Sounding a bit like a script for a travelogue, the founding artists talk about painting in the garden. They mention the gardeners and the staff being incredibly helpful and kind. "I like to stay late, to get the late-afternoon light," says another founding artist, Linda Hutchinson. "Two things I have to watch for, mud holes by the lake and ducks. They watch you paint by the lake and they are curious."

Tales are told by several of the painters about nibbling ducks. The best guess seems to be that in a duck's line of vision, a canvas or watercolor paper might look just like a slice of bread. Another surprise was an annual reception where piglets came in search of pupu. They were quickly chased away.

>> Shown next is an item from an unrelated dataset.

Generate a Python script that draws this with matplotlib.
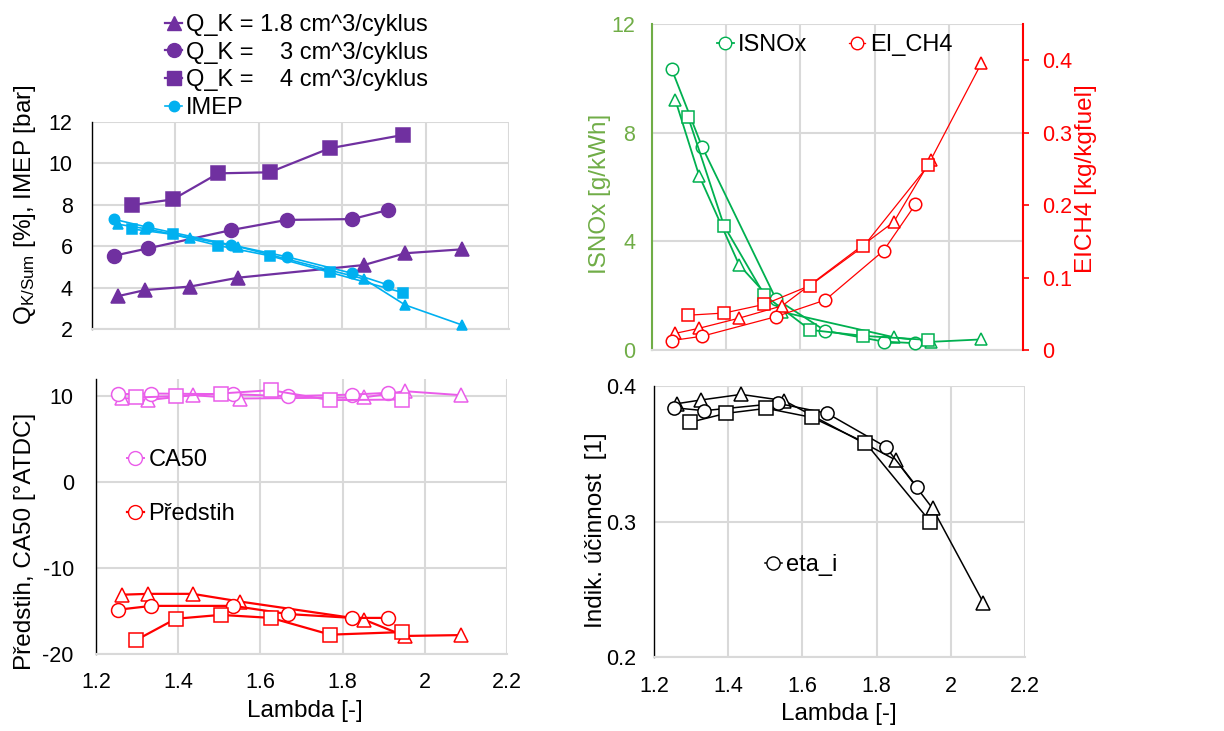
import matplotlib
matplotlib.use('Agg')
import matplotlib.pyplot as plt
from matplotlib.lines import Line2D
from matplotlib.ticker import FuncFormatter

plt.rcParams['font.family'] = ['Liberation Sans', 'DejaVu Sans']
plt.rcParams['font.size'] = 15.5
plt.rcParams['mathtext.fontset'] = 'custom'
plt.rcParams['mathtext.rm'] = 'Liberation Sans'
plt.rcParams['mathtext.it'] = 'Liberation Sans:italic'
plt.rcParams['axes.unicode_minus'] = False

# ---------------- data ----------------
lam_tri = [1.263, 1.327, 1.435, 1.551, 1.852, 1.951, 2.088]   # Q_K = 1.8
lam_cir = [1.253, 1.335, 1.534, 1.667, 1.824, 1.910]          # Q_K = 3
lam_sq = [1.297, 1.394, 1.503, 1.626, 1.770, 1.945]           # Q_K = 4

qk_tri = [3.59, 3.88, 4.05, 4.48, 5.09, 5.66, 5.85]
qk_cir = [5.54, 5.90, 6.78, 7.27, 7.31, 7.75]
qk_sq = [7.99, 8.26, 9.52, 9.57, 10.73, 11.37]

imep_tri = [7.06, 6.85, 6.41, 5.98, 4.42, 3.16, 2.19]
imep_cir = [7.30, 6.91, 6.06, 5.49, 4.69, 4.13]
imep_sq = [6.83, 6.57, 6.03, 5.54, 4.74, 3.76]

isnox_tri = [9.20, 6.42, 3.13, 1.40, 0.47, 0.30, 0.39]
isnox_cir = [10.34, 7.48, 1.88, 0.71, 0.31, 0.25]
isnox_sq = [8.59, 4.58, 2.02, 0.74, 0.52, 0.37]

eich4_tri = [0.023, 0.030, 0.044, 0.061, 0.177, 0.262, 0.396]
eich4_cir = [0.013, 0.019, 0.046, 0.069, 0.137, 0.201]
eich4_sq = [0.048, 0.051, 0.063, 0.089, 0.143, 0.255]

ca50_tri = [9.80, 9.54, 10.12, 9.73, 9.85, 10.58, 10.12]
ca50_cir = [10.23, 10.31, 10.23, 10.00, 10.19, 10.39]
ca50_sq = [9.85, 10.00, 10.31, 10.70, 9.54, 9.61]

pred_tri = [-13.1, -13.0, -13.0, -13.9, -16.0, -17.9, -17.8]
pred_cir = [-14.85, -14.4, -14.4, -15.35, -15.8, -15.8]
pred_sq = [-18.4, -15.9, -15.45, -15.8, -17.75, -17.45]

eta_tri = [0.387, 0.3897, 0.3938, 0.3892, 0.3453, 0.3096, 0.240]
eta_cir = [0.384, 0.3818, 0.3872, 0.3798, 0.3552, 0.3251]
eta_sq = [0.3732, 0.3798, 0.3835, 0.3768, 0.3581, 0.2998]

x_ticks = [1.2, 1.4, 1.6, 1.8, 2.0, 2.2]

legend_top = ['Q_K = 1.8 cm^3/cyklus', 'Q_K =    3 cm^3/cyklus',
              'Q_K =    4 cm^3/cyklus', 'IMEP']

# ---------------- colours ----------------
PURPLE = '#7030a0'
CYAN = '#00b0f0'
GREEN = '#00b050'
OLIVE = '#70ad47'
RED = '#ff0000'
VIOLET = '#ea5cea'
GRID = '#d9d9d9'

LABEL_FS = 17.5
LEG_FS = 17

W, H = 1224, 731
fig = plt.figure(figsize=(W / 100, H / 100), dpi=100)


def ax_px(l, t, r, b):
    return fig.add_axes([l / W, 1 - b / H, (r - l) / W, (b - t) / H])


def style(ax, xlabels=True, xpad=10, ypad=13):
    ax.set_xlim(1.2, 2.2)
    ax.set_xticks(x_ticks)
    ax.xaxis.set_major_formatter(FuncFormatter(lambda v, p: '%g' % round(v, 1)))
    ax.grid(True, color=GRID, lw=1.5)
    ax.set_axisbelow(True)
    ax.spines['top'].set_visible(False)
    ax.spines['right'].set_visible(False)
    ax.spines['bottom'].set_color(GRID)
    ax.spines['bottom'].set_linewidth(1.5)
    ax.spines['left'].set_color('black')
    ax.spines['left'].set_linewidth(1.0)
    ax.tick_params(axis='x', length=0, pad=xpad, labelbottom=xlabels)
    ax.tick_params(axis='y', length=0, pad=ypad)


def series(ax, x, y, marker, color, ms, lw, filled=False, z=3):
    ax.plot(x, y, marker=marker, color=color, ms=ms, lw=lw,
            mfc=color if filled else 'white', mec=color, mew=1.1,
            clip_on=False, zorder=z)


MK = ['^', 'o', 's']

# ---------------- top left ----------------
ax1 = ax_px(92, 122, 509, 329)
style(ax1, xlabels=False, ypad=14)
ax1.set_ylim(2, 12)
ax1.set_yticks([2, 4, 6, 8, 10, 12])
for lam, v, m in zip([lam_tri, lam_cir, lam_sq], [qk_tri, qk_cir, qk_sq], MK):
    series(ax1, lam, v, m, PURPLE, 10 if m != 's' else 9.5, 1.6, filled=True)
for lam, v, m in zip([lam_tri, lam_cir, lam_sq], [imep_tri, imep_cir, imep_sq], MK):
    series(ax1, lam, v, m, CYAN, 7.5, 1.2, filled=True, z=4)
ax1.set_ylabel(r'Q$_{\mathrm{K/Sum}}$ [%], IMEP [bar]', fontsize=LABEL_FS)
ax1.yaxis.set_label_coords(38 / W, 1 - 205 / H, transform=fig.transFigure)

h_top = [Line2D([], [], color=PURPLE, marker=m, ms=10, lw=1.6, mfc=PURPLE)
         for m in MK]
h_top.append(Line2D([], [], color=CYAN, marker='o', ms=7.5, lw=1.2, mfc=CYAN))
fig.legend(h_top, legend_top, loc='center left',
           bbox_to_anchor=(165 / W, 1 - 66.5 / H), frameon=False,
           borderpad=0, borderaxespad=0, handlelength=0.72,
           handletextpad=0.15, labelspacing=0.24, fontsize=LEG_FS)

# ---------------- top right ----------------
ax2 = ax_px(652, 24, 1023, 350)
style(ax2, xlabels=False, ypad=12)
ax2.spines['left'].set_color(OLIVE)
ax2.spines['left'].set_linewidth(1.5)
ax2.set_ylim(0, 12)
ax2.set_yticks([0, 4, 8, 12])
ax2.tick_params(axis='y', colors=OLIVE)
ax2.set_ylabel('ISNOx [g/kWh]', color=OLIVE, fontsize=LABEL_FS)
ax2.yaxis.set_label_coords(611 / W, 1 - 194 / H, transform=fig.transFigure)
for lam, v, m in zip([lam_tri, lam_cir, lam_sq], [isnox_tri, isnox_cir, isnox_sq], MK):
    series(ax2, lam, v, m, GREEN, 9, 1.3)

ax2r = ax2.twinx()
ax2r.set_ylim(0, 0.45)
ax2r.set_yticks([0, 0.1, 0.2, 0.3, 0.4])
ax2r.yaxis.set_major_formatter(FuncFormatter(lambda v, p: '%g' % round(v, 2)))
for s in ['top', 'left', 'bottom']:
    ax2r.spines[s].set_visible(False)
ax2r.spines['right'].set_color(RED)
ax2r.spines['right'].set_linewidth(1.5)
ax2r.tick_params(axis='y', colors=RED, length=4, width=1.2, direction='out', pad=10)
ax2r.set_ylabel('EICH4 [kg/kgfuel]', color=RED, rotation=90, fontsize=LABEL_FS)
ax2r.yaxis.set_label_coords(1075 / W, 1 - 179 / H, transform=fig.transFigure)
for lam, v, m in zip([lam_tri, lam_cir, lam_sq], [eich4_tri, eich4_cir, eich4_sq], MK):
    series(ax2r, lam, v, m, RED, 9, 0.9)

h_tr = [Line2D([], [], color=GREEN, marker='o', ms=9, lw=1.3, mfc='white'),
        Line2D([], [], color=RED, marker='o', ms=9, lw=0.9, mfc='white')]
fig.legend(h_tr, ['ISNOx', 'EI_CH4'], loc='center left', ncol=2,
           bbox_to_anchor=(717 / W, 1 - 45 / H), frameon=False,
           borderpad=0, borderaxespad=0, handlelength=0.7,
           handletextpad=0.2, columnspacing=1.75, fontsize=LEG_FS)

# ---------------- bottom left ----------------
ax3 = ax_px(96, 379, 507, 654)
style(ax3, xlabels=True, xpad=13, ypad=16)
ax3.set_ylim(-20, 12)
ax3.set_yticks([-20, -10, 0, 10])
for lam, v, m in zip([lam_tri, lam_cir, lam_sq], [ca50_tri, ca50_cir, ca50_sq], MK):
    series(ax3, lam, v, m, VIOLET, 10, 1.4)
for lam, v, m in zip([lam_tri, lam_cir, lam_sq], [pred_tri, pred_cir, pred_sq], MK):
    series(ax3, lam, v, m, RED, 10, 1.6)
ax3.set_ylabel('Předstih, CA50 [°ATDC]', fontsize=LABEL_FS)
ax3.yaxis.set_label_coords(36 / W, 1 - 541 / H, transform=fig.transFigure)
ax3.set_xlabel('Lambda [-]', fontsize=LABEL_FS)
ax3.xaxis.set_label_coords(305 / W, 1 - 700 / H, transform=fig.transFigure)

h_bl = [Line2D([], [], color=VIOLET, marker='o', ms=10, lw=1.4, mfc='white'),
        Line2D([], [], color=RED, marker='o', ms=10, lw=1.6, mfc='white')]
fig.legend(h_bl, ['CA50', 'Předstih'], loc='center left',
           bbox_to_anchor=(127 / W, 1 - 487 / H), frameon=False,
           borderpad=0, borderaxespad=0, handlelength=0.7,
           handletextpad=0.2, labelspacing=1.36, fontsize=LEG_FS)

# ---------------- bottom right ----------------
ax4 = ax_px(654, 386, 1025, 657)
style(ax4, xlabels=True, xpad=14, ypad=13)
ax4.set_ylim(0.2, 0.4)
ax4.set_yticks([0.2, 0.3, 0.4])
for lam, v, m in zip([lam_tri, lam_cir, lam_sq], [eta_tri, eta_cir, eta_sq], MK):
    series(ax4, lam, v, m, 'black', 9.5, 1.1)
ax4.set_ylabel('Indik. účinnost  [1]', fontsize=LABEL_FS)
ax4.yaxis.set_label_coords(607 / W, 1 - 530 / H, transform=fig.transFigure)
ax4.set_xlabel('Lambda [-]', fontsize=LABEL_FS)
ax4.xaxis.set_label_coords(839 / W, 1 - 703 / H, transform=fig.transFigure)

h_br = [Line2D([], [], color='black', marker='o', ms=9.5, lw=1.1, mfc='white')]
fig.legend(h_br, ['eta_i'], loc='center left',
           bbox_to_anchor=(765 / W, 1 - 565 / H), frameon=False,
           borderpad=0, borderaxespad=0, handlelength=0.7,
           handletextpad=0.2, fontsize=LEG_FS)

fig.savefig('out.png', dpi=100, facecolor='white')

Hutchinson says she has always painted outdoors, starting back in Hawai'i Kai in the carnation gardens. "Now my style of painting has a fancier name, plein-air. It is still the same: I am out there painting in the plain air." She says that the thing that makes painting in Ho'omaluhia Garden easy is running water and bathrooms. "I brought my teenage kids hiking in the gardens when I first moved to Ha'iku. It only took one or two visits, and I was hooked. I kept painting in the park, was invited to join the Ho'omaluhia group, and the rest is history — 25 years of history."